The exercise -
Among the entries below, extract exactly the lines that run from the one with "Convert this chart to Chart.js code." through the one with "const yTitle = 'M';", both ends included.

The records -
::::::::

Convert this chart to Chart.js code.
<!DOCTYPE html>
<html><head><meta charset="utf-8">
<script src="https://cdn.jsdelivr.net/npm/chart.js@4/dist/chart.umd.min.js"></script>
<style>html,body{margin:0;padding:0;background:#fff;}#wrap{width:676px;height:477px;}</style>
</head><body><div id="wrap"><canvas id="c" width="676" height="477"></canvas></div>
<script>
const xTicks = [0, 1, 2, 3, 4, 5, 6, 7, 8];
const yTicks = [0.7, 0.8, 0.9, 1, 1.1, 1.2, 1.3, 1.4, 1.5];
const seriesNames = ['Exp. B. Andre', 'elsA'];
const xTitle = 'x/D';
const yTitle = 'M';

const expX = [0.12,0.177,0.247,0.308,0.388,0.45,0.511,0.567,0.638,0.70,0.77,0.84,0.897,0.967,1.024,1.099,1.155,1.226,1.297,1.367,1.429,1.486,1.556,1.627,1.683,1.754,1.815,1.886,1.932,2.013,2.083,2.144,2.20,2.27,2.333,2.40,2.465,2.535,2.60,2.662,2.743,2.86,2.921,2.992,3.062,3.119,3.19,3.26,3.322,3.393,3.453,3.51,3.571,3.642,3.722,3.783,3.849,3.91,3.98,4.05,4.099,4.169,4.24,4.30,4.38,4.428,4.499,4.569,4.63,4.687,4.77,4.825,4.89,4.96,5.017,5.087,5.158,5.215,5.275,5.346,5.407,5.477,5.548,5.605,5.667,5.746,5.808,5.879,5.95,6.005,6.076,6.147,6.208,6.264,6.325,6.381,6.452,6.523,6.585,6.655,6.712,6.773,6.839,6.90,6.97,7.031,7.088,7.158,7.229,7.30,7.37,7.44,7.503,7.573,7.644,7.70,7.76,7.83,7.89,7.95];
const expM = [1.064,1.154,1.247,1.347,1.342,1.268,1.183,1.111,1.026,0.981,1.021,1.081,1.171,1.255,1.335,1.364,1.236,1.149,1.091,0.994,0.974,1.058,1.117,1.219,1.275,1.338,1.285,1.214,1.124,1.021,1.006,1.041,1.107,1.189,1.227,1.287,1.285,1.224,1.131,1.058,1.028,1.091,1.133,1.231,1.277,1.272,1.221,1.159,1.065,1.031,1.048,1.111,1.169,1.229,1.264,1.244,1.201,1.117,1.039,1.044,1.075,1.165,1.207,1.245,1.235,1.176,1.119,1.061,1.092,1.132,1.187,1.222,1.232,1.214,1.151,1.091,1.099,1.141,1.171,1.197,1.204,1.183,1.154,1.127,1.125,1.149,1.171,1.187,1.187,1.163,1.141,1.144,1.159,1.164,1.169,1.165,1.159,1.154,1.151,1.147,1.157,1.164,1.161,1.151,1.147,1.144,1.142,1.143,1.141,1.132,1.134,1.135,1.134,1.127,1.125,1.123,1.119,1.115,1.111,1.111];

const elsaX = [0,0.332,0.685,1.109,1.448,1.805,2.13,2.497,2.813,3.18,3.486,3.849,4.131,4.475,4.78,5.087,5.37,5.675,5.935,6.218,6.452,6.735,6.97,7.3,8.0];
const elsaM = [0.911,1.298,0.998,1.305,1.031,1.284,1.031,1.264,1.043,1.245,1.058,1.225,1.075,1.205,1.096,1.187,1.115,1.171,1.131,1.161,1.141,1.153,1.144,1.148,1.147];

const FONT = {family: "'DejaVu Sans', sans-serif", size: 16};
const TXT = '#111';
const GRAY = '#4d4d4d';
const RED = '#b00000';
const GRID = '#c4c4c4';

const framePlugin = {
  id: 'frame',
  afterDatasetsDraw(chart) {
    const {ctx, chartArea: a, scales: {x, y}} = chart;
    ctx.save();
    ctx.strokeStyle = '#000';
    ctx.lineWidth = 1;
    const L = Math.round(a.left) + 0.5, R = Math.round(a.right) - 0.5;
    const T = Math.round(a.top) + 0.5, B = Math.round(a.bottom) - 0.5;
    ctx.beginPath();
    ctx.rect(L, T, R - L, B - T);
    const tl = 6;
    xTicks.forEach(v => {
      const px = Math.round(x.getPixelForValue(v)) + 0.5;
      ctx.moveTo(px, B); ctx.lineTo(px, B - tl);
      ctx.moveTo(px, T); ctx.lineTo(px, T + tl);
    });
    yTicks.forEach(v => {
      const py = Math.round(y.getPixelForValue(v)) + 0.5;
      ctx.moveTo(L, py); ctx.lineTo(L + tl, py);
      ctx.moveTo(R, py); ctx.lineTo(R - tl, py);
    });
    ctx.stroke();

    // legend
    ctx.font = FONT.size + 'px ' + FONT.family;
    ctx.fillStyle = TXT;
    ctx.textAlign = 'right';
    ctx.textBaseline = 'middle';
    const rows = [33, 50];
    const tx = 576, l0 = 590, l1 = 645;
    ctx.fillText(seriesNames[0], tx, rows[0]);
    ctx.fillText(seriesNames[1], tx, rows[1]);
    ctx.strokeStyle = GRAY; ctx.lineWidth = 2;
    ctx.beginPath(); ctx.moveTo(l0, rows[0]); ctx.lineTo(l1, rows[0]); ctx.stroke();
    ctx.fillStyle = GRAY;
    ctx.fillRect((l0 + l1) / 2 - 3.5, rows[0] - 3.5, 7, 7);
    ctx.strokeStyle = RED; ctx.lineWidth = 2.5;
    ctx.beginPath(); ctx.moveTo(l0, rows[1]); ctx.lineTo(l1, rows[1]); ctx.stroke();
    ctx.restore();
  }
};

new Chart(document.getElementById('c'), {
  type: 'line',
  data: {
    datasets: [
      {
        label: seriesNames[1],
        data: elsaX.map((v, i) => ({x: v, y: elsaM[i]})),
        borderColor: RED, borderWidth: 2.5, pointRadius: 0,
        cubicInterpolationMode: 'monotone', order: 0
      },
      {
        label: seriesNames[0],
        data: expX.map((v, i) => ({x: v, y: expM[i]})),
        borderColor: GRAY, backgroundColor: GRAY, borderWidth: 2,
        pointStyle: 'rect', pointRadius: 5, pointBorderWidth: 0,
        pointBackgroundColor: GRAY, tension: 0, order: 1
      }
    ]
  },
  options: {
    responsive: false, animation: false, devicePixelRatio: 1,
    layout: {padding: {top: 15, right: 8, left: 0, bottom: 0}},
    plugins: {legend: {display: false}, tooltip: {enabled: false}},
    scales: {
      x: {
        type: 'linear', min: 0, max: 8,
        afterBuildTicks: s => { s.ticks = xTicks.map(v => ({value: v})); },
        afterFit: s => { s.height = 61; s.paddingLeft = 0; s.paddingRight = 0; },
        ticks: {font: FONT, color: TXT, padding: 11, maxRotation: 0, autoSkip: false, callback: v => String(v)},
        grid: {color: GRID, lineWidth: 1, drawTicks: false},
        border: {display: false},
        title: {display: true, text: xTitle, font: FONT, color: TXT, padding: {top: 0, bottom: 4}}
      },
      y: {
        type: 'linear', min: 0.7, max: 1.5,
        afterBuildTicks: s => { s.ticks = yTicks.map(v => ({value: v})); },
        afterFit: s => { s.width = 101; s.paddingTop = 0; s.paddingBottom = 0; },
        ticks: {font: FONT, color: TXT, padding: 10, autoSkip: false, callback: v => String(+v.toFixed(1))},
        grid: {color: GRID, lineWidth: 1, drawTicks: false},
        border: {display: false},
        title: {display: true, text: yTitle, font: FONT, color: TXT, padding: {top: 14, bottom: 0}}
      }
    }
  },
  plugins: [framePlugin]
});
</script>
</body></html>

::::::::

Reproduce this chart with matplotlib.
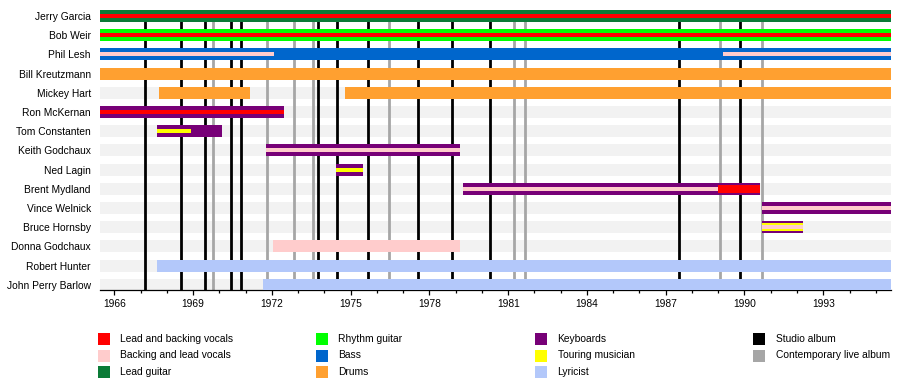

::::::::

Response to this exercise -
Convert this chart to Chart.js code.
<!DOCTYPE html>
<html><head><meta charset="utf-8">
<script src="https://cdn.jsdelivr.net/npm/chart.js@4/dist/chart.umd.min.js"></script>
<style>html,body{margin:0;padding:0;background:#fff;}#wrap{width:676px;height:477px;}</style>
</head><body><div id="wrap"><canvas id="c" width="676" height="477"></canvas></div>
<script>
const xTicks = [0, 1, 2, 3, 4, 5, 6, 7, 8];
const yTicks = [0.7, 0.8, 0.9, 1, 1.1, 1.2, 1.3, 1.4, 1.5];
const seriesNames = ['Exp. B. Andre', 'elsA'];
const xTitle = 'x/D';
const yTitle = 'M';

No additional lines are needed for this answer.